──────── Source excerpt ────────

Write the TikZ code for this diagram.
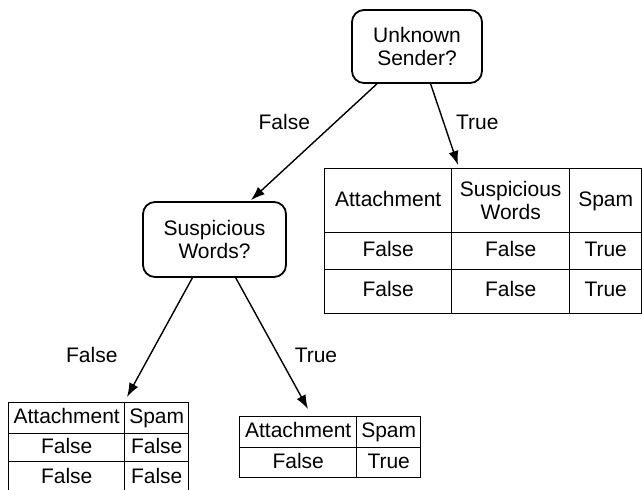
\documentclass[tikz,border=0pt]{standalone}
\usepackage{fontspec}
\setmainfont{Liberation Sans}
\usetikzlibrary{matrix,positioning,calc,arrows.meta}

\begin{document}
\begin{tikzpicture}[
    x=0.5pt, y=-0.5pt,
    test/.style={
        draw,
        rounded corners=6pt,
        line width=0.9pt,
        align=center,
        inner sep=0pt,
        minimum width=65pt,
        minimum height=36.5pt
    },
    tbl/.style={
        matrix of nodes,
        anchor=north west,
        inner sep=0pt,
        outer sep=0pt,
        nodes={
            draw,
            line width=0.7pt,
            inner sep=0pt,
            anchor=center,
            text height=7.6pt,
            text depth=2.2pt
        },
        column sep=-0.7pt,
        row sep=-0.7pt
    },
    branch/.style={->, line width=0.7pt},
    >={Latex[length=7pt,width=5pt]},
    font=\fontsize{10.5}{11.5}\selectfont
    ]
\useasboundingbox (0,0) rectangle (642,489);

\node[test] (sender) at (417,46.5) {Unknown\\Sender?};
\node[test, minimum width=71.5pt, minimum height=37.5pt] (words) at (214.5,239.5) {Suspicious\\Words?};

\matrix[tbl,
    column 1/.style={nodes={minimum width=63.5pt}},
    column 2/.style={nodes={minimum width=59pt}},
    column 3/.style={nodes={minimum width=36pt}},
    row 1/.style={nodes={minimum height=32pt}},
    row 2/.style={nodes={minimum height=18.25pt}},
    row 3/.style={nodes={minimum height=22pt}}
    ] (tabR) at (324,168)
{
    Attachment & |[text height=, text depth=]| \parbox{55pt}{\centering Suspicious\\Words} & Spam \\
    False & False & True \\
    False & False & True \\
};

\matrix[tbl,
    column 1/.style={nodes={minimum width=58pt}},
    column 2/.style={nodes={minimum width=32pt}},
    row 1/.style={nodes={minimum height=15.5pt}},
    row 2/.style={nodes={minimum height=14pt}},
    row 3/.style={nodes={minimum height=16pt}}
    ] (tabL) at (8,402)
{
    Attachment & Spam \\
    False & False \\
    False & False \\
};

\matrix[tbl,
    column 1/.style={nodes={minimum width=58.5pt}},
    column 2/.style={nodes={minimum width=32pt}},
    row 1/.style={nodes={minimum height=15.5pt}},
    row 2/.style={nodes={minimum height=15pt}}
    ] (tabM) at (239,416)
{
    Attachment & Spam \\
    False & True \\
};

% branches
\draw[branch] (sender.223) -- node[pos=0.33, left=9pt] (senderF) {False} ($(words.north)+(36.5,-1)$);
\draw[branch] (sender.290) -- node[pos=0.48, right=2.5pt] (senderT) {True} ($(tabR.north west)+(134,-3)$);
\draw[branch] (words.240) -- node[pos=0.65, left=12.5pt] (wordsF) {False} ($(tabL.north west)+(119,-5)$);
\draw[branch] (words.299) -- node[pos=0.59, right=4.5pt] (wordsT) {True} ($(tabM.north west)+(69,-7)$);
\end{tikzpicture}
\end{document}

────────

» What to work on
Each line of the material must be retyped exactly, except that images are omitted.

» Answer to the task
Write the TikZ code for this diagram.
\documentclass[tikz,border=0pt]{standalone}
\usepackage{fontspec}
\setmainfont{Liberation Sans}
\usetikzlibrary{matrix,positioning,calc,arrows.meta}

\begin{document}
\begin{tikzpicture}[
    x=0.5pt, y=-0.5pt,
    test/.style={
        draw,
        rounded corners=6pt,
        line width=0.9pt,
        align=center,
        inner sep=0pt,
        minimum width=65pt,
        minimum height=36.5pt
    },
    tbl/.style={
        matrix of nodes,
        anchor=north west,
        inner sep=0pt,
        outer sep=0pt,
        nodes={
            draw,
            line width=0.7pt,
            inner sep=0pt,
            anchor=center,
            text height=7.6pt,
            text depth=2.2pt
        },
        column sep=-0.7pt,
        row sep=-0.7pt
    },
    branch/.style={->, line width=0.7pt},
    >={Latex[length=7pt,width=5pt]},
    font=\fontsize{10.5}{11.5}\selectfont
    ]
\useasboundingbox (0,0) rectangle (642,489);

\node[test] (sender) at (417,46.5) {Unknown\\Sender?};
\node[test, minimum width=71.5pt, minimum height=37.5pt] (words) at (214.5,239.5) {Suspicious\\Words?};

\matrix[tbl,
    column 1/.style={nodes={minimum width=63.5pt}},
    column 2/.style={nodes={minimum width=59pt}},
    column 3/.style={nodes={minimum width=36pt}},
    row 1/.style={nodes={minimum height=32pt}},
    row 2/.style={nodes={minimum height=18.25pt}},
    row 3/.style={nodes={minimum height=22pt}}
    ] (tabR) at (324,168)
{
    Attachment & |[text height=, text depth=]| \parbox{55pt}{\centering Suspicious\\Words} & Spam \\
    False & False & True \\
    False & False & True \\
};

\matrix[tbl,
    column 1/.style={nodes={minimum width=58pt}},
    column 2/.style={nodes={minimum width=32pt}},
    row 1/.style={nodes={minimum height=15.5pt}},
    row 2/.style={nodes={minimum height=14pt}},
    row 3/.style={nodes={minimum height=16pt}}
    ] (tabL) at (8,402)
{
    Attachment & Spam \\
    False & False \\
    False & False \\
};

\matrix[tbl,
    column 1/.style={nodes={minimum width=58.5pt}},
    column 2/.style={nodes={minimum width=32pt}},
    row 1/.style={nodes={minimum height=15.5pt}},
    row 2/.style={nodes={minimum height=15pt}}
    ] (tabM) at (239,416)
{
    Attachment & Spam \\
    False & True \\
};

% branches
\draw[branch] (sender.223) -- node[pos=0.33, left=9pt] (senderF) {False} ($(words.north)+(36.5,-1)$);
\draw[branch] (sender.290) -- node[pos=0.48, right=2.5pt] (senderT) {True} ($(tabR.north west)+(134,-3)$);
\draw[branch] (words.240) -- node[pos=0.65, left=12.5pt] (wordsF) {False} ($(tabL.north west)+(119,-5)$);
\draw[branch] (words.299) -- node[pos=0.59, right=4.5pt] (wordsT) {True} ($(tabM.north west)+(69,-7)$);
\end{tikzpicture}
\end{document}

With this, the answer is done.